>>
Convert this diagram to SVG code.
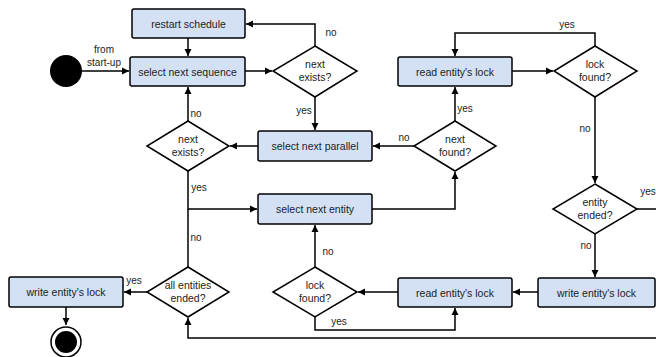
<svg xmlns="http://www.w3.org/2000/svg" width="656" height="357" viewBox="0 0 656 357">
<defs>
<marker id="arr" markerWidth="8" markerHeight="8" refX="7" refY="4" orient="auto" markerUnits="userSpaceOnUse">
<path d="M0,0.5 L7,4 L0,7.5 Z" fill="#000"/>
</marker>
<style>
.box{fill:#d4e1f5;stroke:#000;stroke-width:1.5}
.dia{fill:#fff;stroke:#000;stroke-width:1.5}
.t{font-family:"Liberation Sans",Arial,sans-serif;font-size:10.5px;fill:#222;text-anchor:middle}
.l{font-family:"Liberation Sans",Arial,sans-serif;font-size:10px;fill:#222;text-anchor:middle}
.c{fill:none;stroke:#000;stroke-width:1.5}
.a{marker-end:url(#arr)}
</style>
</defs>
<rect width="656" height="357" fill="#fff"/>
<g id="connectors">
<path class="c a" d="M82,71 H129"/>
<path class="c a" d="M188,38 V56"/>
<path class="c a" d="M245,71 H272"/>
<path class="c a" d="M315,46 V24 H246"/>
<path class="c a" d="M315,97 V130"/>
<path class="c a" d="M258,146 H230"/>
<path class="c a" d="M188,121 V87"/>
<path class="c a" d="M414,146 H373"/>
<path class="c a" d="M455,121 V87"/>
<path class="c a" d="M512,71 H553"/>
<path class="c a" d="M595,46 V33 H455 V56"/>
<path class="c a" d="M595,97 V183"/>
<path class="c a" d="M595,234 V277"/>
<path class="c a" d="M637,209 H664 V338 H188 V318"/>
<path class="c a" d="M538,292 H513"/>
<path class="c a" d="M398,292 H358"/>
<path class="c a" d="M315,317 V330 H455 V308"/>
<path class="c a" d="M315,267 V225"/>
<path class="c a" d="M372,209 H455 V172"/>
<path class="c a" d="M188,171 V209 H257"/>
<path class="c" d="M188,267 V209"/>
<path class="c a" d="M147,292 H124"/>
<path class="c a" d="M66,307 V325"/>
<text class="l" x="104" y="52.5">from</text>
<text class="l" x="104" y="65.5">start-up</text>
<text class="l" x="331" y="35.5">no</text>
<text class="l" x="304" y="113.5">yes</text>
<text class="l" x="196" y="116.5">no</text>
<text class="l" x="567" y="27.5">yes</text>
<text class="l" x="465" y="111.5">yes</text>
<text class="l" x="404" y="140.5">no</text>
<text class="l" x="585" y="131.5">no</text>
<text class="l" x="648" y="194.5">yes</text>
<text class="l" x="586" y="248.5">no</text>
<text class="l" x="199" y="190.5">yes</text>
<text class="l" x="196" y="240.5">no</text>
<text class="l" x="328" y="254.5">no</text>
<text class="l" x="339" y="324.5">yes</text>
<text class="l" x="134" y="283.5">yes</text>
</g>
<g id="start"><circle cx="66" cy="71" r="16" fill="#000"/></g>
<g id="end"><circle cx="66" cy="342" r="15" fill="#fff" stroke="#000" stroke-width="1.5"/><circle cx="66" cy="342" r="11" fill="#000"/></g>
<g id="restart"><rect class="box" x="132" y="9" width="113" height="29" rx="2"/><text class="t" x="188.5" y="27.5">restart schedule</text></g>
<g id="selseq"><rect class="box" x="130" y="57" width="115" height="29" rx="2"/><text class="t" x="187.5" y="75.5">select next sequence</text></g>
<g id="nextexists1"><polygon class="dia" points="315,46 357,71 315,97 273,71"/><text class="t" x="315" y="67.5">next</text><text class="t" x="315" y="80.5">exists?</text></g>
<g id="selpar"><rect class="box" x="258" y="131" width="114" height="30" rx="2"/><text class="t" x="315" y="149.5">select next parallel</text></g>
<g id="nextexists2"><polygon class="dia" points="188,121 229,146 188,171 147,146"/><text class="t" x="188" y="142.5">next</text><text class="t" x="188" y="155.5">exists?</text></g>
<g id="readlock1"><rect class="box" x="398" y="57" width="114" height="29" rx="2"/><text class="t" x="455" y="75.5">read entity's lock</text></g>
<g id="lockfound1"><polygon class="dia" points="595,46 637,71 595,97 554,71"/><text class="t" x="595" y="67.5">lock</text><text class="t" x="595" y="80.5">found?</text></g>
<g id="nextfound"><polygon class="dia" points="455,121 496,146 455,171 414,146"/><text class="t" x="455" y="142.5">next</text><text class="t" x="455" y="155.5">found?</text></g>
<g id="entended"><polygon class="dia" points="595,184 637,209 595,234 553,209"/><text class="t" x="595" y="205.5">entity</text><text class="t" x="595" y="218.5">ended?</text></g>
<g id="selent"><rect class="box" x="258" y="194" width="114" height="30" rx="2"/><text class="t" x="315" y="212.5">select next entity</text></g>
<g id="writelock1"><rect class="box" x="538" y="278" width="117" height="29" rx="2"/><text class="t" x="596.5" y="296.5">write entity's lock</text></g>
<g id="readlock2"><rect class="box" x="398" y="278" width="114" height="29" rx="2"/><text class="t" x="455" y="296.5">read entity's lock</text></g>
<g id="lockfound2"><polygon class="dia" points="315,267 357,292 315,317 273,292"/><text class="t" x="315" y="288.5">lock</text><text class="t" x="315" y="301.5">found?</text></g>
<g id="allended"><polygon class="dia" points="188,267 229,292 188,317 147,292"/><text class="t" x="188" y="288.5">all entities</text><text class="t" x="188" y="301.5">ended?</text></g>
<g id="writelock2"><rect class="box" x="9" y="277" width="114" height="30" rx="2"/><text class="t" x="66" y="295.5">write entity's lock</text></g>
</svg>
<<
What is asked >> Set down the complete material exactly, but do not include the images.

Result >>
Convert this diagram to SVG code.
<svg xmlns="http://www.w3.org/2000/svg" width="656" height="357" viewBox="0 0 656 357">
<defs>
<marker id="arr" markerWidth="8" markerHeight="8" refX="7" refY="4" orient="auto" markerUnits="userSpaceOnUse">
<path d="M0,0.5 L7,4 L0,7.5 Z" fill="#000"/>
</marker>
<style>
.box{fill:#d4e1f5;stroke:#000;stroke-width:1.5}
.dia{fill:#fff;stroke:#000;stroke-width:1.5}
.t{font-family:"Liberation Sans",Arial,sans-serif;font-size:10.5px;fill:#222;text-anchor:middle}
.l{font-family:"Liberation Sans",Arial,sans-serif;font-size:10px;fill:#222;text-anchor:middle}
.c{fill:none;stroke:#000;stroke-width:1.5}
.a{marker-end:url(#arr)}
</style>
</defs>
<rect width="656" height="357" fill="#fff"/>
<g id="connectors">
<path class="c a" d="M82,71 H129"/>
<path class="c a" d="M188,38 V56"/>
<path class="c a" d="M245,71 H272"/>
<path class="c a" d="M315,46 V24 H246"/>
<path class="c a" d="M315,97 V130"/>
<path class="c a" d="M258,146 H230"/>
<path class="c a" d="M188,121 V87"/>
<path class="c a" d="M414,146 H373"/>
<path class="c a" d="M455,121 V87"/>
<path class="c a" d="M512,71 H553"/>
<path class="c a" d="M595,46 V33 H455 V56"/>
<path class="c a" d="M595,97 V183"/>
<path class="c a" d="M595,234 V277"/>
<path class="c a" d="M637,209 H664 V338 H188 V318"/>
<path class="c a" d="M538,292 H513"/>
<path class="c a" d="M398,292 H358"/>
<path class="c a" d="M315,317 V330 H455 V308"/>
<path class="c a" d="M315,267 V225"/>
<path class="c a" d="M372,209 H455 V172"/>
<path class="c a" d="M188,171 V209 H257"/>
<path class="c" d="M188,267 V209"/>
<path class="c a" d="M147,292 H124"/>
<path class="c a" d="M66,307 V325"/>
<text class="l" x="104" y="52.5">from</text>
<text class="l" x="104" y="65.5">start-up</text>
<text class="l" x="331" y="35.5">no</text>
<text class="l" x="304" y="113.5">yes</text>
<text class="l" x="196" y="116.5">no</text>
<text class="l" x="567" y="27.5">yes</text>
<text class="l" x="465" y="111.5">yes</text>
<text class="l" x="404" y="140.5">no</text>
<text class="l" x="585" y="131.5">no</text>
<text class="l" x="648" y="194.5">yes</text>
<text class="l" x="586" y="248.5">no</text>
<text class="l" x="199" y="190.5">yes</text>
<text class="l" x="196" y="240.5">no</text>
<text class="l" x="328" y="254.5">no</text>
<text class="l" x="339" y="324.5">yes</text>
<text class="l" x="134" y="283.5">yes</text>
</g>
<g id="start"><circle cx="66" cy="71" r="16" fill="#000"/></g>
<g id="end"><circle cx="66" cy="342" r="15" fill="#fff" stroke="#000" stroke-width="1.5"/><circle cx="66" cy="342" r="11" fill="#000"/></g>
<g id="restart"><rect class="box" x="132" y="9" width="113" height="29" rx="2"/><text class="t" x="188.5" y="27.5">restart schedule</text></g>
<g id="selseq"><rect class="box" x="130" y="57" width="115" height="29" rx="2"/><text class="t" x="187.5" y="75.5">select next sequence</text></g>
<g id="nextexists1"><polygon class="dia" points="315,46 357,71 315,97 273,71"/><text class="t" x="315" y="67.5">next</text><text class="t" x="315" y="80.5">exists?</text></g>
<g id="selpar"><rect class="box" x="258" y="131" width="114" height="30" rx="2"/><text class="t" x="315" y="149.5">select next parallel</text></g>
<g id="nextexists2"><polygon class="dia" points="188,121 229,146 188,171 147,146"/><text class="t" x="188" y="142.5">next</text><text class="t" x="188" y="155.5">exists?</text></g>
<g id="readlock1"><rect class="box" x="398" y="57" width="114" height="29" rx="2"/><text class="t" x="455" y="75.5">read entity's lock</text></g>
<g id="lockfound1"><polygon class="dia" points="595,46 637,71 595,97 554,71"/><text class="t" x="595" y="67.5">lock</text><text class="t" x="595" y="80.5">found?</text></g>
<g id="nextfound"><polygon class="dia" points="455,121 496,146 455,171 414,146"/><text class="t" x="455" y="142.5">next</text><text class="t" x="455" y="155.5">found?</text></g>
<g id="entended"><polygon class="dia" points="595,184 637,209 595,234 553,209"/><text class="t" x="595" y="205.5">entity</text><text class="t" x="595" y="218.5">ended?</text></g>
<g id="selent"><rect class="box" x="258" y="194" width="114" height="30" rx="2"/><text class="t" x="315" y="212.5">select next entity</text></g>
<g id="writelock1"><rect class="box" x="538" y="278" width="117" height="29" rx="2"/><text class="t" x="596.5" y="296.5">write entity's lock</text></g>
<g id="readlock2"><rect class="box" x="398" y="278" width="114" height="29" rx="2"/><text class="t" x="455" y="296.5">read entity's lock</text></g>
<g id="lockfound2"><polygon class="dia" points="315,267 357,292 315,317 273,292"/><text class="t" x="315" y="288.5">lock</text><text class="t" x="315" y="301.5">found?</text></g>
<g id="allended"><polygon class="dia" points="188,267 229,292 188,317 147,292"/><text class="t" x="188" y="288.5">all entities</text><text class="t" x="188" y="301.5">ended?</text></g>
<g id="writelock2"><rect class="box" x="9" y="277" width="114" height="30" rx="2"/><text class="t" x="66" y="295.5">write entity's lock</text></g>
</svg>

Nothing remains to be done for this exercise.